### INSTRUCTION
Drop every picture. Then return, exactly, the lines from the beginning of the listing below through the one containing "plot_h = H - M_T - M_B".

### DATA PROVIDED
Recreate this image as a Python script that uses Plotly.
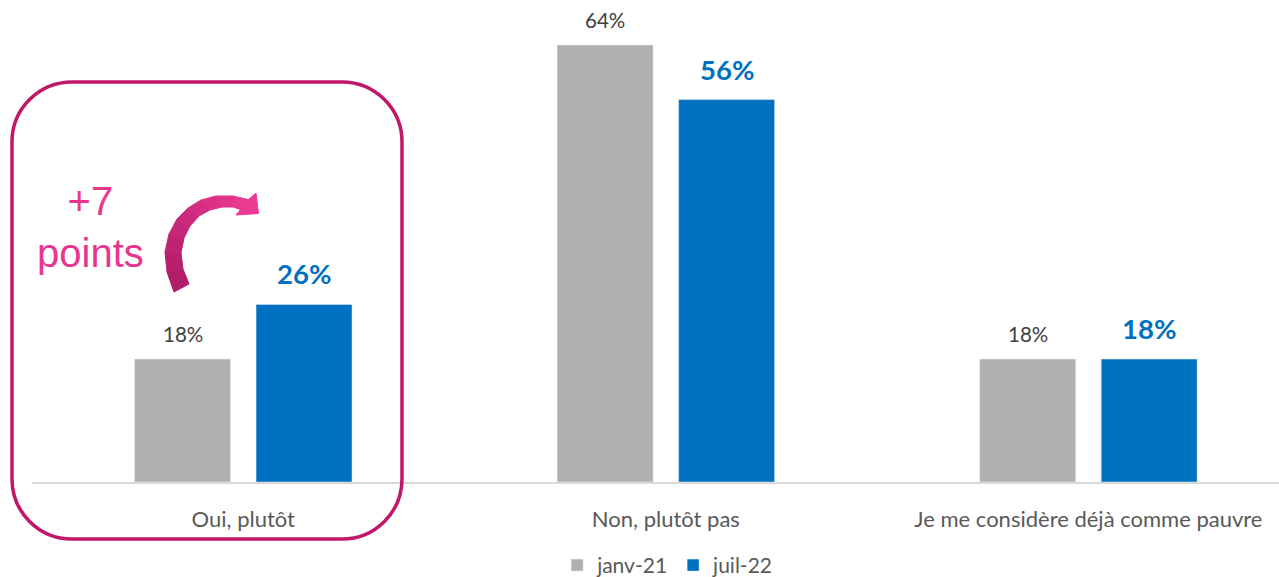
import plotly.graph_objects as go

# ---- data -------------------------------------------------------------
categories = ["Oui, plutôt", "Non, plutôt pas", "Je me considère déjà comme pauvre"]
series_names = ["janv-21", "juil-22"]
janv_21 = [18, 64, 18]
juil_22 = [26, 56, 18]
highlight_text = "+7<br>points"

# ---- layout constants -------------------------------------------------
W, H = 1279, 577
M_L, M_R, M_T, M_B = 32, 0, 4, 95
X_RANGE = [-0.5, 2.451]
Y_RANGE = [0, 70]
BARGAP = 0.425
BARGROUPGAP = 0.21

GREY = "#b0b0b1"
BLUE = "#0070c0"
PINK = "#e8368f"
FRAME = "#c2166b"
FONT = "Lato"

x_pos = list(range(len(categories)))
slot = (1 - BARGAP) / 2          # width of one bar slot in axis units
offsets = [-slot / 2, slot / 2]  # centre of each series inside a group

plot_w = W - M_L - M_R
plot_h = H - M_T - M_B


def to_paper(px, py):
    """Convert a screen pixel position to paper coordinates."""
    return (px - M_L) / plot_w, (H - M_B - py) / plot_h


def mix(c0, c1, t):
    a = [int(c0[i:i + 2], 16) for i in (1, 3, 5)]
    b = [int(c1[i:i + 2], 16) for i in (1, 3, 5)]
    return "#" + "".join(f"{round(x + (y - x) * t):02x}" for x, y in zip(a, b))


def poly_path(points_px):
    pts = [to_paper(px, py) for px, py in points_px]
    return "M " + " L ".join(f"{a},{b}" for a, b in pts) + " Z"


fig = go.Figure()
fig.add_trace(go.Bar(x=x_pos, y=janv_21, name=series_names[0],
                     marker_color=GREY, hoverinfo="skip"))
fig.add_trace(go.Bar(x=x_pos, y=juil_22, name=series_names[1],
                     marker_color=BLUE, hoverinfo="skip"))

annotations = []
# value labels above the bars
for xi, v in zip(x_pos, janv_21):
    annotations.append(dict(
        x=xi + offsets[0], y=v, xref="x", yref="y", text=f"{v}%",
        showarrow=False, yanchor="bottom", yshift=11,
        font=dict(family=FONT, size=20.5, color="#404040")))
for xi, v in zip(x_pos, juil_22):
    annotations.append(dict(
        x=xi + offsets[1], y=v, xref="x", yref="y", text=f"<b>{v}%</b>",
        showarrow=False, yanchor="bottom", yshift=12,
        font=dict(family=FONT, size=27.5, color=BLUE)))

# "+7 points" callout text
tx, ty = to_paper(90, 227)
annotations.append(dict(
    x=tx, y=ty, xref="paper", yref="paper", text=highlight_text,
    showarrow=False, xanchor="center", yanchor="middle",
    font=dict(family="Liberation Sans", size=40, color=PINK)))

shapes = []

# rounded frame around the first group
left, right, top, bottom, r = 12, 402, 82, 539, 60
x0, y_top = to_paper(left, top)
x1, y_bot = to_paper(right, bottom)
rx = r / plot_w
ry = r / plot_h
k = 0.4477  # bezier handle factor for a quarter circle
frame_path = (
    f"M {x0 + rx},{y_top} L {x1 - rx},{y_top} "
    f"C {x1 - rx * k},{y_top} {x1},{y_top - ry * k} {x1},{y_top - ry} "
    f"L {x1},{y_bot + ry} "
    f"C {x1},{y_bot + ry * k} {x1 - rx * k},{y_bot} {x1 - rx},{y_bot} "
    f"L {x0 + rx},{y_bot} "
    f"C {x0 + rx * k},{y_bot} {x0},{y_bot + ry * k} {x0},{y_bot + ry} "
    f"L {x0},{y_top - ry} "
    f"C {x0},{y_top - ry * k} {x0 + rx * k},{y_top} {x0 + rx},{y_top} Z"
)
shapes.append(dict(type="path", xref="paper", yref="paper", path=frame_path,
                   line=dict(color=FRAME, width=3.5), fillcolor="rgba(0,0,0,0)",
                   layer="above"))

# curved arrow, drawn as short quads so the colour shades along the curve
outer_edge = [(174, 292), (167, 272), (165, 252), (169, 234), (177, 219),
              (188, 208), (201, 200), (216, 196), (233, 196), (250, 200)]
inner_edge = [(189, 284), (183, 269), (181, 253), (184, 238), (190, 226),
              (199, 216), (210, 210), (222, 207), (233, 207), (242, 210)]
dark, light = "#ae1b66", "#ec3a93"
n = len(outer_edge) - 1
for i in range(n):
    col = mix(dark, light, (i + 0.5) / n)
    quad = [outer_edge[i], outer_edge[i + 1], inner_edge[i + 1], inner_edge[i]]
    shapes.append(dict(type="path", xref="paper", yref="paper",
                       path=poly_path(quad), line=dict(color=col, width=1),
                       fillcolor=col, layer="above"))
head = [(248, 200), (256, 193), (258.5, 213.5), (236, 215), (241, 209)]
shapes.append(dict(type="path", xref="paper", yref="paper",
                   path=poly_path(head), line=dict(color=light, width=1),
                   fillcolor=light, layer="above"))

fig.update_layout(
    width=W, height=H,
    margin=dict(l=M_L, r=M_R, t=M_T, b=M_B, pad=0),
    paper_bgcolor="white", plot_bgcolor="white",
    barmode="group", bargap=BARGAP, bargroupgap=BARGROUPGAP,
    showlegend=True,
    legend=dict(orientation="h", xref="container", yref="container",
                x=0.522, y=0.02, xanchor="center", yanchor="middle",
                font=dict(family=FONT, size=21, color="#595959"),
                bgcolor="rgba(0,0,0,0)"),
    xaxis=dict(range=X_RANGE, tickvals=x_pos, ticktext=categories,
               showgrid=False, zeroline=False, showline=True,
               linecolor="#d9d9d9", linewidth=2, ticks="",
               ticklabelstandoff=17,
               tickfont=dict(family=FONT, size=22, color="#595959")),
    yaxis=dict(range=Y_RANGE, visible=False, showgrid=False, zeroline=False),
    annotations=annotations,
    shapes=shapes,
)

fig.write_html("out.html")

### RESULT OF THIS TASK
Recreate this image as a Python script that uses Plotly.
import plotly.graph_objects as go

# ---- data -------------------------------------------------------------
categories = ["Oui, plutôt", "Non, plutôt pas", "Je me considère déjà comme pauvre"]
series_names = ["janv-21", "juil-22"]
janv_21 = [18, 64, 18]
juil_22 = [26, 56, 18]
highlight_text = "+7<br>points"

# ---- layout constants -------------------------------------------------
W, H = 1279, 577
M_L, M_R, M_T, M_B = 32, 0, 4, 95
X_RANGE = [-0.5, 2.451]
Y_RANGE = [0, 70]
BARGAP = 0.425
BARGROUPGAP = 0.21

GREY = "#b0b0b1"
BLUE = "#0070c0"
PINK = "#e8368f"
FRAME = "#c2166b"
FONT = "Lato"

x_pos = list(range(len(categories)))
slot = (1 - BARGAP) / 2          # width of one bar slot in axis units
offsets = [-slot / 2, slot / 2]  # centre of each series inside a group

plot_w = W - M_L - M_R
plot_h = H - M_T - M_B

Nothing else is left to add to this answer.